Saturday's match up between BCS No. 3 TCU and BCS No. 5 Utah is historic for a number of reasons. After all, the winner will likely be a very strong candidate to make the BCS title game should one of the top two teams falter.
Moreover, it marks the end of a mighty era for the Mountain West Conference, which came so close to breaking into the upper echelon of the BCS before realignment led to the conference losing Utah and BYU and likely TCU in the near future.
It is the second year in the row that the TCU-Utah game has been graced by the presence of ESPN's College GameDay, which is even more remarkable given that neither game has been carried by ESPN.

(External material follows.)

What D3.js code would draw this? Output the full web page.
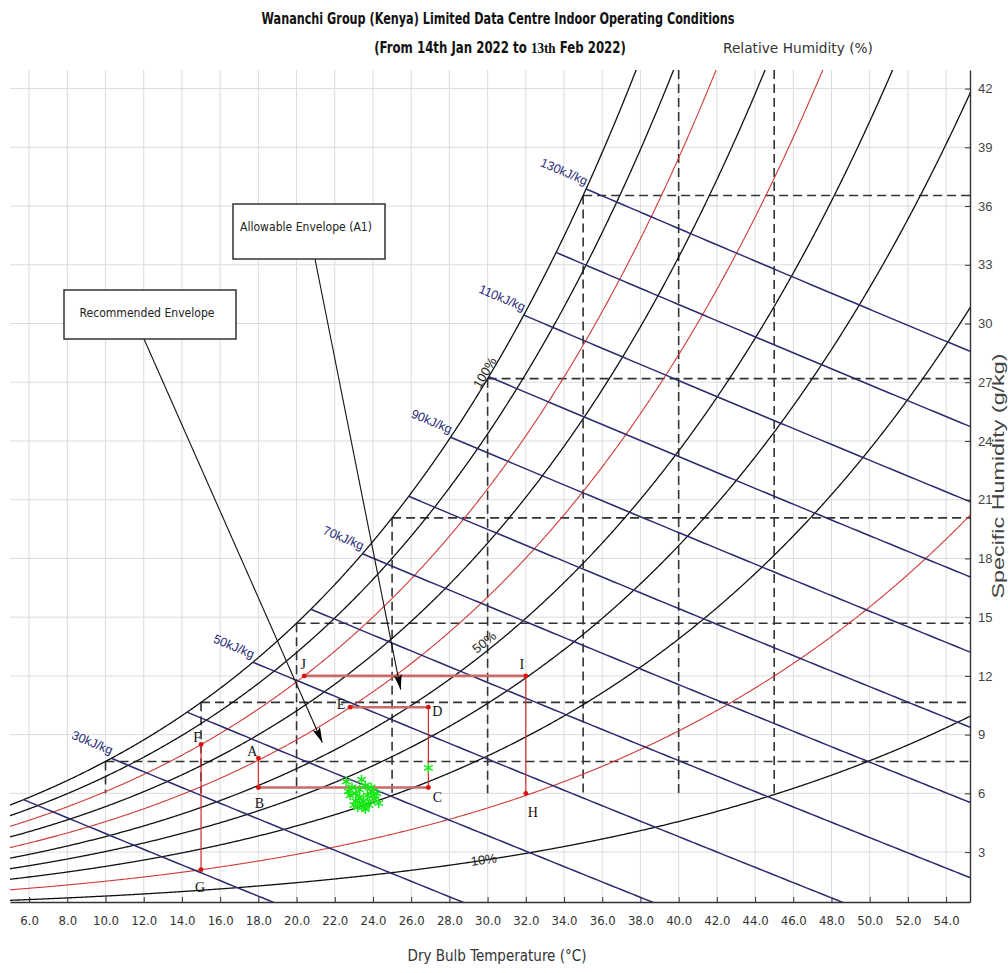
<!DOCTYPE html>
<html>
<head>
<meta charset="utf-8">
<script src="https://cdn.jsdelivr.net/npm/d3@7"></script>
<style>
  body { margin: 0; background: #fff; }
  text { font-family: "Liberation Sans Narrow", "Arial Narrow", "DejaVu Sans Condensed", sans-serif; }
</style>
</head>
<body>
<div id="chart"></div>
<script>
// tick labels
var xTicks = [6, 8, 10, 12, 14, 16, 18, 20, 22, 24, 26, 28, 30, 32, 34, 36, 38, 40, 42, 44, 46, 48, 50, 52, 54];
var yTicks = [3, 6, 9, 12, 15, 18, 21, 24, 27, 30, 33, 36, 39, 42];

// relative humidity curves (%) and enthalpy lines (kJ/kg)
var rhLevels = [10, 20, 30, 40, 50, 60, 70, 80, 90, 100];
var rhRed = [20, 60, 80];
var rhLabels = [100, 50, 10];
var enthalpyLevels = [20, 30, 40, 50, 60, 70, 80, 90, 100, 110, 120, 130];
var enthalpyLabels = [30, 50, 70, 90, 110, 130];

// saturation marks (dashed lines) at these dry bulb temps
var markTemps = [10, 15, 20, 25, 30, 35, 40, 45];

// envelope corner points
var envName = ["A", "B", "C", "D", "E", "F", "G", "H", "I", "J"];
var envTemp = [18.0, 18.0, 26.9, 26.9, 22.8, 15.0, 15.0, 32.0, 32.0, 20.4];
var envHum  = [7.8, 6.3, 6.3, 10.4, 10.4, 8.5, 2.1, 6.0, 12.0, 12.0];
var envEdges = [["A","B"], ["B","C"], ["C","D"], ["D","E"], ["F","G"], ["H","I"], ["I","J"]];

// measured indoor conditions
var obsTemp = [22.6, 22.9, 23.1, 23.3, 23.5, 23.7, 23.9, 24.1, 24.3, 23.0, 23.2, 23.4, 23.6, 23.8, 24.0, 22.8, 23.3, 23.6, 23.9, 24.2, 23.1, 23.5, 23.8, 22.7, 23.4, 26.9];
var obsHum  = [6.6, 6.3, 6.0, 5.8, 5.6, 5.9, 6.1, 5.7, 5.5, 5.4, 5.3, 5.5, 5.2, 5.4, 5.9, 5.9, 6.2, 6.4, 6.3, 6.0, 5.6, 5.3, 5.6, 6.1, 6.7, 7.3];

var width = 1008, height = 973,
  plot = {left: 10, right: 970, top: 70, bottom: 902},
  P = 101.325;

var svg = d3.select("#chart").append("svg")
  .attr("width", width).attr("height", height);

var x = d3.scaleLinear().domain([5, 55.25]).range([plot.left, plot.right]),
  y = d3.scaleLinear().domain([0.45, 42.95]).range([plot.bottom, plot.top]);

// psychrometric helpers
function psat(t) { return 0.61078 * Math.exp(17.27 * t / (t + 237.3)); }
function humRatio(t, rh) { var pv = rh / 100 * psat(t); return 622 * pv / (P - pv); }
function enthalpy(t, w) { return 1.006 * t + w / 1000 * (2501 + 1.86 * t); }
function wFromH(h, t) { return 1000 * (h - 1.006 * t) / (2501 + 1.86 * t); }
function satTempForH(h) {
  var lo = -20, hi = 70;
  for (var i = 0; i < 60; i++) {
    var mid = (lo + hi) / 2;
    if (enthalpy(mid, humRatio(mid, 100)) > h) hi = mid; else lo = mid;
  }
  return (lo + hi) / 2;
}

svg.append("defs").append("clipPath").attr("id", "clip")
  .append("rect")
  .attr("x", plot.left).attr("y", plot.top)
  .attr("width", plot.right - plot.left).attr("height", plot.bottom - plot.top);

svg.select("defs").append("marker")
  .attr("id", "arrow")
  .attr("markerUnits", "userSpaceOnUse")
  .attr("markerWidth", 16).attr("markerHeight", 10)
  .attr("refX", 15).attr("refY", 4)
  .attr("orient", "auto")
  .append("path").attr("d", "M0,0 L15,4 L0,8 L3,4 Z").attr("fill", "#000");

// grid
var grid = svg.append("g");
grid.selectAll(".vg").data(xTicks).enter().append("line")
  .attr("x1", function (d) { return x(d); }).attr("x2", function (d) { return x(d); })
  .attr("y1", plot.top).attr("y2", plot.bottom)
  .attr("stroke", "#dcdcdc").attr("stroke-width", 1);
grid.selectAll(".hg").data(yTicks).enter().append("line")
  .attr("x1", plot.left).attr("x2", plot.right)
  .attr("y1", function (d) { return y(d); }).attr("y2", function (d) { return y(d); })
  .attr("stroke", "#dcdcdc").attr("stroke-width", 1);

var chart = svg.append("g").attr("clip-path", "url(#clip)");

// dashed saturation marks
var dash = chart.append("g")
  .attr("stroke", "#333").attr("stroke-width", 1.6).attr("stroke-dasharray", "9,5").attr("fill", "none");
markTemps.forEach(function (t) {
  var ws = humRatio(t, 100);
  dash.append("line")
    .attr("x1", x(t)).attr("x2", plot.right)
    .attr("y1", y(ws)).attr("y2", y(ws));
  dash.append("line")
    .attr("x1", x(t)).attr("x2", x(t))
    .attr("y1", Math.max(y(ws), plot.top)).attr("y2", y(6));
});

// RH curves
var line = d3.line().x(function (d) { return x(d[0]); }).y(function (d) { return y(d[1]); });
var temps = d3.range(4.5, 55.5, 0.05);
chart.selectAll(".rh").data(rhLevels).enter().append("path")
  .attr("fill", "none")
  .attr("stroke", function (d) { return rhRed.indexOf(d) >= 0 ? "#d03a3a" : "#111"; })
  .attr("stroke-width", function (d) { return rhRed.indexOf(d) >= 0 ? 1.1 : 1.3; })
  .attr("d", function (rh) {
    return line(temps.map(function (t) { return [t, humRatio(t, rh)]; })
      .filter(function (p) { return p[1] < 48; }));
  });

// enthalpy lines
chart.selectAll(".h").data(enthalpyLevels).enter().append("path")
  .attr("fill", "none")
  .attr("stroke", "#2b2b6e").attr("stroke-width", 1.5)
  .attr("d", function (h) {
    var ts = satTempForH(h), pts = [];
    for (var t = ts; t <= 56; t += 0.25) {
      var w = wFromH(h, t);
      pts.push([t, w]);
      if (w < 0) break;
    }
    return line(pts);
  });

// envelope
var env = envName.map(function (n, i) { return {name: n, t: envTemp[i], w: envHum[i]}; });
var byName = {};
env.forEach(function (d) { byName[d.name] = d; });
svg.append("g").selectAll("line").data(envEdges).enter().append("line")
  .attr("x1", function (e) { return x(byName[e[0]].t); })
  .attr("y1", function (e) { return y(byName[e[0]].w); })
  .attr("x2", function (e) { return x(byName[e[1]].t); })
  .attr("y2", function (e) { return y(byName[e[1]].w); })
  .attr("stroke", function (e) { return byName[e[0]].w === byName[e[1]].w ? "#c96a6a" : "#d02a2a"; })
  .attr("stroke-width", function (e) { return byName[e[0]].w === byName[e[1]].w ? 2.6 : 1.2; });

svg.append("g").selectAll("circle").data(env).enter().append("circle")
  .attr("cx", function (d) { return x(d.t); })
  .attr("cy", function (d) { return y(d.w); })
  .attr("r", 2.4).attr("fill", "#dd1111");

var labelOff = {A: [-6, -7], B: [1, 16], C: [9, 10], D: [9, 4], E: [-9, -3], F: [-4, -7],
  G: [-1, 18], H: [7, 19], I: [-4, -11], J: [-1, -11]};
svg.append("g").selectAll("text").data(env).enter().append("text")
  .attr("x", function (d) { return x(d.t) + labelOff[d.name][0]; })
  .attr("y", function (d) { return y(d.w) + labelOff[d.name][1]; })
  .attr("text-anchor", "middle").attr("dominant-baseline", "central")
  .style("font-family", "'Liberation Serif', 'DejaVu Serif', serif")
  .style("font-size", "14px").attr("fill", "#111")
  .text(function (d) { return d.name; });

// measured points
var star = d3.symbol().type(d3.symbolAsterisk).size(70);
svg.append("g").selectAll("path").data(obsTemp).enter().append("path")
  .attr("transform", function (d, i) { return "translate(" + x(d) + "," + y(obsHum[i]) + ")"; })
  .attr("d", star)
  .attr("fill", "none").attr("stroke", "#18e818").attr("stroke-width", 1.5);

// enthalpy labels at saturation
svg.append("g").selectAll("text").data(enthalpyLabels).enter().append("text")
  .attr("transform", function (h) {
    var ts = satTempForH(h), px = x(ts), py = y(humRatio(ts, 100));
    var ang = Math.atan2(y(wFromH(h, ts + 1)) - py, x(ts + 1) - px) * 180 / Math.PI;
    return "translate(" + px + "," + py + ") rotate(" + ang + ")";
  })
  .attr("x", -2).attr("y", -3)
  .attr("text-anchor", "end")
  .style("font-family", "'Liberation Sans', Arial, sans-serif")
  .style("font-size", "12.5px").attr("fill", "#2b2b7a")
  .text(function (h) { return h + "kJ/kg"; });

// RH labels along curves
var rhLabPos = {100: [30.1, 1], 50: [30.1, 4], 10: [29.8, -4]};
svg.append("g").selectAll("text").data(rhLabels).enter().append("text")
  .attr("transform", function (rh) {
    var t = rhLabPos[rh][0], px = x(t), py = y(humRatio(t, rh));
    var ang = Math.atan2(y(humRatio(t + 0.5, rh)) - y(humRatio(t - 0.5, rh)), x(t + 0.5) - x(t - 0.5)) * 180 / Math.PI;
    return "translate(" + px + "," + py + ") rotate(" + ang + ")";
  })
  .attr("y", function (rh) { return -rhLabPos[rh][1]; })
  .attr("text-anchor", "middle")
  .style("font-family", "'Liberation Sans', Arial, sans-serif")
  .style("font-size", "13px").attr("fill", "#222")
  .text(function (rh) { return rh + "%"; });

// axes
var xAxis = svg.append("g")
  .attr("transform", "translate(0," + plot.bottom + ")")
  .call(d3.axisBottom(x).tickValues(xTicks).tickFormat(d3.format(".1f"))
    .tickSize(-5).tickSizeOuter(0).tickPadding(14));
var yAxis = svg.append("g")
  .attr("transform", "translate(" + plot.right + ",0)")
  .call(d3.axisRight(y).tickValues(yTicks).tickSize(-5).tickSizeOuter(0).tickPadding(8));
xAxis.select(".domain").attr("stroke", "#333").attr("stroke-width", 1.4);
yAxis.select(".domain").attr("stroke", "#333").attr("stroke-width", 1.4);
xAxis.selectAll(".tick line").attr("stroke", "#333");
yAxis.selectAll(".tick line").attr("stroke", "#333");
xAxis.selectAll("text").style("font-size", "13px").attr("fill", "#333")
  .style("font-family", "'Liberation Sans Narrow', 'DejaVu Sans Condensed', sans-serif");
yAxis.selectAll("text").style("font-size", "13px").attr("fill", "#444")
  .style("font-family", "'Liberation Sans', Arial, sans-serif");

svg.append("text").attr("x", 497).attr("y", 961).attr("text-anchor", "middle")
  .style("font-size", "15px").attr("fill", "#333").text("Dry Bulb Temperature (°C)");
svg.append("text").attr("transform", "translate(1004,476) rotate(-90)").attr("text-anchor", "middle")
  .attr("textLength", 245).attr("lengthAdjust", "spacingAndGlyphs")
  .style("font-family", "'Liberation Sans', Arial, sans-serif")
  .style("font-size", "16px").attr("fill", "#444").text("Specific Humidity (g/kg)");

// titles: squeeze to the narrow width of the original
function fitText(sel, cx, cy, w) {
  var n = sel.node().getComputedTextLength();
  sel.attr("text-anchor", "middle")
    .attr("transform", "translate(" + cx + "," + cy + ") scale(" + (w / n) + ",1)");
}
var t1 = svg.append("text")
  .style("font-size", "15px").style("font-weight", "bold").attr("fill", "#111")
  .text("Wananchi Group (Kenya) Limited Data Centre Indoor Operating Conditions");
fitText(t1, 498, 24, 473);
var t2 = svg.append("text")
  .style("font-size", "15px").style("font-weight", "bold").attr("fill", "#111");
t2.append("tspan").text("(From 14th Jan 2022 to ");
t2.append("tspan").style("font-family", "'Liberation Serif', serif").text("13th");
t2.append("tspan").text(" Feb 2022)");
fitText(t2, 500, 53, 252);
var t3 = svg.append("text")
  .style("font-size", "14px").attr("fill", "#333").text("Relative Humidity (%)");
fitText(t3, 798, 53, 150);

// callouts
var boxes = [
  {text: "Allowable Envelope (A1)", x0: 233, y0: 204, x1: 385, y1: 259, ax: 315, tip: [25.45, 11.3], tw: 132},
  {text: "Recommended Envelope", x0: 64, y0: 290, x1: 236, y1: 339, ax: 144, tip: [21.35, 8.6], tw: 135}
];
var callout = svg.append("g");
boxes.forEach(function (b) {
  callout.append("line")
    .attr("x1", b.ax).attr("y1", b.y1)
    .attr("x2", x(b.tip[0])).attr("y2", y(b.tip[1]))
    .attr("stroke", "#111").attr("stroke-width", 1.1)
    .attr("marker-end", "url(#arrow)");
  callout.append("rect")
    .attr("x", b.x0).attr("y", b.y0).attr("width", b.x1 - b.x0).attr("height", b.y1 - b.y0)
    .attr("fill", "#fff").attr("stroke", "#333").attr("stroke-width", 1.5);
  callout.append("text")
    .attr("x", (b.x0 + b.x1) / 2 - 3).attr("y", b.y0 + 27)
    .attr("text-anchor", "middle")
    .attr("textLength", b.tw).attr("lengthAdjust", "spacingAndGlyphs")
    .style("font-size", "13px").attr("fill", "#222").text(b.text);
});
</script>
</body>
</html>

But it is even more historic for another reason—it marks only the 13th regular season match-up in the 13-year history of the BCS between two teams in the BCS top five.
Three of these games took place between Florida and Florida State in the first three years of the BCS, with the 'Noles winning all three.
Two took place between Nebraska and Oklahoma in 2000 and 2001, where the two traditional longtime rivals split the games.
In 2000, BCS No. 2 Virginia Tech fell to BCS No. 5 Miami.
2006 and 2007 saw a number of top match-ups.
There were three in 2006. BCS No. 3 USC took down BCS No. 5 Notre Dame. Undefeated BCS No. 1 Ohio State beat undefeated BCS No. 2 Michigan 42-39, only to see the SEC and Urban Meyer successfully lobby to get Florida into the BCS title game. BCS No. 3 West Virgina also lost to BCS No. 5 Louisville.
In 2007, then BCS No. 4 Arizona State lost to then BCS No. 5 Oregon, whose season then fell apart, ultimately losing to BYU in the Las Vegas Bowl. In the Border War, BCS No. 2 Kansas also lost to BCS No. 4 Missouri, but the Jayhawks had the last laugh as Kansas successfully lobbied the Orange Bowl to get the BCS berth instead of the Tigers.
In 2008, BCS No. 5 Oklahoma blew out undefeated BCS No. 2 Texas Tech, and the Red Raiders would finish their season out of the BCS, losing to Ole Miss at the Cotton Bowl.
2010 might be shaping up as a year with multiple games between the BCS top five, given that the Iron Bowl could very well feature two BCS top five teams.
In reviewing these games, the Big 12 is responsible for four of the 12 previous games. The Pac-10 has two. The Big East has two, even if one featured teams no longer in the conference. The Big Ten has one. Four games are traditional out-of-conference match-ups.
One reason for the relatively few number of games is the delay in producing the BCS standings. But even using the AP poll from the beginning of the season, there are only 14 more games during the entire BCS era.
So, through the entire BCS era, we are averaging only two top five regular season games per year, significantly less than the previous 13-year period.
Of course, back then, top teams like Michigan, Miami, Nebraska, Florida State, Notre Dame and Oklahoma averaged about one such game at least every other year.
In comparison, no SEC team has played in a regular season game featuring two top five teams since the 2000 season and not one of the SEC's four recent national championship teams played in a marque regular season game similar to this.
So, Frog and Ute fans rejoice, you are part of something historic. Enjoy it. Rejoice in it. Remember it.
Sorrow in it as well, given that Utah decided to kill this rivalry in its quest for filthy lucre and prestige by joining the Pac-10, even earlier than Larry Scott had wanted.
TCU, if it does bolt the MWC as well, might have another shot at a top five match-up every year with Boise State, something that TCU must consider as it weighs a possible Big East invitation.
TCU is 18-2 all time in regular season games when ranked in the top five.
Utah has played only one regular season game ever ranked in the top five, a win in 2004 in the Holy War when the Utes were No. 5 in the AP.
Utah has only seven wins in its entire history against teams ranked at the time of the game, and only three in the last 16 years.